The Thing With The Guts
Around the Catholic blogosphere there is a lot of writing about orthodoxy, and rightly so. Orthodoxy being at the very core of Catholicism, it is perfectly fitting that it should receive the first place in the discussion.
Still, I seem to notice that not every orthodoxy is born equal; that, so to speak, this beautiful quality may be found in a shiny, resplendent way, or in a more opaque one.
In my eyes there are, broadly speaking, two types of orthodox Catholics: the silent and the vocal one.
The first one does everything right; if he is a priest, he can be very conservative in his priesthood, and liturgically unexceptionable; if he is a layman, he is a credit to his religion, and at all times aware of the example he wants to be for others. He is, in a word, perfectly sound, but that’s that.
Then there is the second type, the vocal one. If he is a priest, he is one of those priest who can’t shut up, or one of those bishops who end up in the viewfinder of the IRS; if he is a layman, he is the one likely to take fire every time heresy and negation of Christianity is discussed among his circle of friends or acquaintances.
I do not make any observation here as to the personal quality of the two archetypal “orthodox catholics”; for what I know, it can be those of the first kind are, on average, better able to live a Catholic life than the representatives of the second kind. But the fact remains, the second ones probably do more to advance sound Catholicism among the masses.
I am, for example, rather impressed by the difference in public behaviour between the Society of St. Pius X and the Priestly Fraternity of St. Peter. I do not doubt the members of the second order are perfectly orthodox Catholics, strictly obedient to the Magisterium and intent on advancing the cause of Catholicism through spotless orthodoxy and orthopraxy. Still, I notice it is rare that priests of this order are in the line of fire when something really controversial happens (like the Assisi gathering, say) and whatever the position of the one or the other of their members might be, their collective profile is far more subdued than the one of the SSPX.

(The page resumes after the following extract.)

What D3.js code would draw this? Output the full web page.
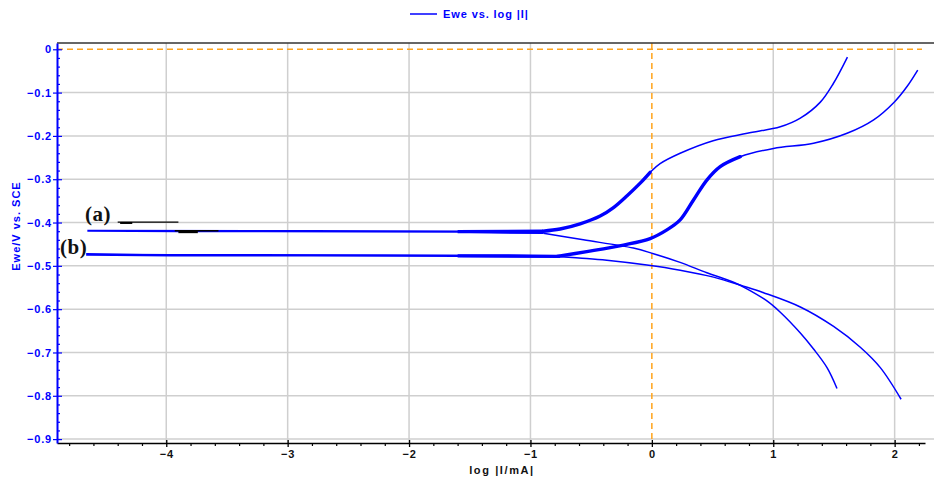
<!DOCTYPE html>
<html>
<head>
<meta charset="utf-8">
<script src="https://cdn.jsdelivr.net/npm/d3@7"></script>
<style>
  body { margin: 0; background: #fff; }
  svg { display: block; font-family: "Liberation Sans", Arial, sans-serif; }
</style>
</head>
<body>
<svg id="chart" width="934" height="485"></svg>
<script>
// tick values
const xTicks = [-4, -3, -2, -1, 0, 1, 2];
const yTicks = [0, -0.1, -0.2, -0.3, -0.4, -0.5, -0.6, -0.7, -0.8, -0.9];

// curve (a): [log|I/mA|, Ewe/V]
const aCathodic = [[1.525,-0.783],[1.443,-0.735],[1.332,-0.692],[1.223,-0.655],[1.058,-0.607],[0.948,-0.581],[0.783,-0.553],[0.673,-0.538],[0.453,-0.516],[0.233,-0.492],[0.013,-0.472],[-0.152,-0.459],[-0.564,-0.440],[-0.894,-0.425]];
const aFlat = [[-0.894,-0.423],[-1.5,-0.421],[-2.8,-0.420],[-3.9,-0.420],[-4.65,-0.419],[-3.2,-0.420],[-1.6,-0.421],[-0.896,-0.420]];
const aAnodic = [[-0.896,-0.420],[-0.756,-0.415],[-0.591,-0.403],[-0.426,-0.385],[-0.319,-0.366],[-0.204,-0.338],[-0.096,-0.309],[-0.014,-0.284],[0.068,-0.264],[0.233,-0.240],[0.505,-0.211],[0.786,-0.194],[1.058,-0.179],[1.223,-0.159],[1.388,-0.122],[1.495,-0.079],[1.611,-0.018]];

// curve (b)
const bCathodic = [[2.053,-0.808],[1.882,-0.735],[1.717,-0.688],[1.497,-0.640],[1.223,-0.595],[0.920,-0.562],[0.755,-0.547],[0.508,-0.526],[0.233,-0.510],[-0.041,-0.498],[-0.371,-0.487],[-0.536,-0.483],[-0.756,-0.479]];
const bFlat = [[-0.756,-0.478],[-1.6,-0.477],[-2.8,-0.476],[-3.96,-0.476],[-4.66,-0.474],[-3.97,-0.475],[-2.2,-0.476],[-1.2,-0.477],[-0.78,-0.478]];
const bAnodic = [[-0.78,-0.478],[-0.536,-0.467],[-0.234,-0.452],[-0.014,-0.437],[0.124,-0.417],[0.233,-0.394],[0.343,-0.348],[0.453,-0.302],[0.563,-0.271],[0.728,-0.248],[1.002,-0.229],[1.332,-0.217],[1.608,-0.194],[1.827,-0.163],[2.0,-0.121],[2.102,-0.086],[2.190,-0.048]];

const svg = d3.select("#chart");
const mLeft = 57, mRight = 925, mTop = 43, mBottom = 443;

const x = d3.scaleLinear().domain([-4.9, 2.25]).range([mLeft, mRight]);
const y = d3.scaleLinear().domain([0.0145, -0.909]).range([mTop, mBottom]);

const blue = "#0000ff";
const orange = "#ffa31a";

// grid
svg.append("g").selectAll("line").data(yTicks.slice(1)).join("line")
  .attr("x1", mLeft).attr("x2", 934)
  .attr("y1", d => y(d)).attr("y2", d => y(d))
  .attr("stroke", "#cfcfcf").attr("stroke-width", 1.5);
svg.append("g").selectAll("line").data(xTicks.filter(d => d !== 0)).join("line")
  .attr("x1", d => x(d)).attr("x2", d => x(d))
  .attr("y1", mTop).attr("y2", mBottom)
  .attr("stroke", "#cfcfcf").attr("stroke-width", 1.5);

// zero reference lines
svg.append("line").attr("x1", mLeft).attr("x2", 922).attr("y1", y(0)).attr("y2", y(0))
  .attr("stroke", orange).attr("stroke-width", 1.5).attr("stroke-dasharray", "6,4");
svg.append("line").attr("x1", x(0)).attr("x2", x(0)).attr("y1", mTop).attr("y2", mBottom)
  .attr("stroke", orange).attr("stroke-width", 1.5).attr("stroke-dasharray", "6,4");

// frame top
svg.append("line").attr("x1", mLeft).attr("x2", 934).attr("y1", mTop).attr("y2", mTop)
  .attr("stroke", "#333").attr("stroke-width", 1.5);

// x axis
const xAxis = svg.append("g").attr("transform", `translate(0,${mBottom})`)
  .call(d3.axisBottom(x).tickValues(xTicks).tickSize(4).tickSizeOuter(0).tickFormat(d3.format("d")));
xAxis.select(".domain").attr("stroke", "#000").attr("stroke-width", 1.5);
xAxis.selectAll(".tick line").attr("y1", -3).attr("stroke-width", 1.3);
xAxis.selectAll(".tick text").attr("font-size", 11).attr("font-weight", "bold").attr("fill", "#111")
  .attr("y", 7).attr("dy", "0.71em").attr("letter-spacing", 0.8);
svg.append("g").attr("transform", `translate(0,${mBottom})`)
  .call(d3.axisBottom(x).tickValues(d3.range(-4.8, 2.21, 0.2).filter(v => Math.abs(v - Math.round(v)) > 0.01)).tickSize(3).tickFormat(""))
  .call(g => g.select(".domain").remove())
  .selectAll("line").attr("stroke-width", 1.2);

// y axis
const yAxis = svg.append("g").attr("transform", `translate(${mLeft},0)`)
  .call(d3.axisLeft(y).tickValues(yTicks).tickSize(-5).tickSizeOuter(0).tickFormat(d => d === 0 ? "0" : d3.format(".1f")(d)));
yAxis.select(".domain").attr("stroke", blue).attr("stroke-width", 2);
yAxis.selectAll(".tick line").attr("stroke", blue).attr("x1", -4).attr("stroke-width", 1.2);
yAxis.selectAll(".tick text").attr("font-size", 11).attr("font-weight", "bold").attr("fill", blue)
  .attr("x", -5).attr("letter-spacing", 0.8);
svg.append("g").attr("transform", `translate(${mLeft},0)`)
  .call(d3.axisLeft(y).tickValues(d3.range(-0.02, -0.905, -0.02).filter(v => Math.abs(v * 10 - Math.round(v * 10)) > 0.01)).tickSize(-3).tickFormat(""))
  .call(g => g.select(".domain").remove())
  .selectAll("line").attr("stroke", blue).attr("stroke-width", 1.2);

// axis titles
svg.append("text").attr("x", 502).attr("y", 474).attr("text-anchor", "middle")
  .attr("font-size", 11).attr("font-weight", "bold").attr("fill", "#111").attr("letter-spacing", 1.6).text("log |I/mA|");
svg.append("text").attr("transform", "translate(20,226) rotate(-90)").attr("text-anchor", "middle")
  .attr("font-size", 11).attr("font-weight", "bold").attr("fill", blue).attr("letter-spacing", 1).text("Ewe/V vs. SCE");

// legend
svg.append("line").attr("x1", 410).attr("x2", 437).attr("y1", 14).attr("y2", 14)
  .attr("stroke", blue).attr("stroke-width", 1.5);
svg.append("text").attr("x", 443).attr("y", 18).attr("font-size", 11).attr("font-weight", "bold").attr("fill", blue)
  .attr("letter-spacing", 0.9).text("Ewe vs. log |I|");

// curves
const line = d3.line().x(d => x(d[0])).y(d => y(d[1])).curve(d3.curveCatmullRom.alpha(0.5));
const straight = d3.line().x(d => x(d[0])).y(d => y(d[1]));
const curves = [
  { cath: aCathodic, flat: aFlat, anod: aAnodic, thick: [-0.9, 0.0] },
  { cath: bCathodic, flat: bFlat, anod: bAnodic, thick: [-0.8, 0.75] }
];
curves.forEach(c => {
  svg.append("path").attr("d", line(c.cath)).attr("fill", "none")
    .attr("stroke", blue).attr("stroke-width", 1.5);
  svg.append("path").attr("d", line(c.anod)).attr("fill", "none")
    .attr("stroke", blue).attr("stroke-width", 1.5);
  svg.append("path").attr("d", straight(c.flat)).attr("fill", "none")
    .attr("stroke", blue).attr("stroke-width", 2.2);
  svg.append("path").attr("d", straight(c.flat.filter(d => d[0] > -1.7))).attr("fill", "none")
    .attr("stroke", blue).attr("stroke-width", 3.2);
  svg.append("path").attr("d", line(c.anod.filter(d => d[0] >= c.thick[0] && d[0] <= c.thick[1]))).attr("fill", "none")
    .attr("stroke", blue).attr("stroke-width", 3.4).attr("stroke-linecap", "round");
});

// labels and stray marks
svg.append("text").attr("x", x(-4.67)).attr("y", y(-0.3965)).attr("font-family", "Liberation Serif, Times New Roman, serif")
  .attr("font-weight", "bold").attr("font-size", 21).attr("letter-spacing", 0.5).attr("fill", "#111").text("(a)");
svg.append("text").attr("x", x(-4.875)).attr("y", y(-0.4726)).attr("font-family", "Liberation Serif, Times New Roman, serif")
  .attr("font-weight", "bold").attr("font-size", 21).attr("letter-spacing", 0.5).attr("fill", "#111").text("(b)");
svg.append("line").attr("x1", x(-4.4)).attr("x2", x(-3.9)).attr("y1", y(-0.399)).attr("y2", y(-0.399))
  .attr("stroke", "#000").attr("stroke-width", 1.2);
svg.append("line").attr("x1", x(-4.38)).attr("x2", x(-4.28)).attr("y1", y(-0.401)).attr("y2", y(-0.401))
  .attr("stroke", "#000").attr("stroke-width", 2);
svg.append("line").attr("x1", x(-3.93)).attr("x2", x(-3.57)).attr("y1", y(-0.419)).attr("y2", y(-0.419))
  .attr("stroke", "#000").attr("stroke-width", 1.3);
svg.append("line").attr("x1", x(-3.9)).attr("x2", x(-3.74)).attr("y1", y(-0.422)).attr("y2", y(-0.422))
  .attr("stroke", "#000").attr("stroke-width", 2.2);
</script>
</body>
</html>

The latter are, as religious orders go, a completely different animal. They do not limit themselves to talking the talk, or to walking the walk. They go beyond these very laudable traits, in that they fight the fight. You see this not only in matters concerning internal disagreements with the Vatican (disagreements on which it is to assume the members of the FSSP must often be of exactly the same mind as their cousins at the SSPX; they just don’t say so), but matters of faith and morals in general. As every blog writer, I roam the internet seeking proper events and news which might make a blog post an interesting and possibly instructive reading, and I must say the presence of the SSPX whenever controversial matters are discussed is far more noticeable than the always unexceptionable, but rather less incisive FSSP. I cannot avoid thinking those members who left the SSPX to join the newly created FSSP knew from the beginning this would be the case, and were happy to proceed on this basis.
I do not think much will change after the Vatican-SSPX reconciliation. I expect the SSPX will proceed to some small adjustment in volume, but without any change in the tone. If you ask me, they will continue pretty much the same battle they have fought up to now, limiting themselves to only those small adaptations dictated by elementary common sense and proper behaviour.
They will do this also because they will be subject to intense scrutiny from their own members, of course. But in the end, I think they will continue to do it simply because they have guts, and see their role in fighting the fight.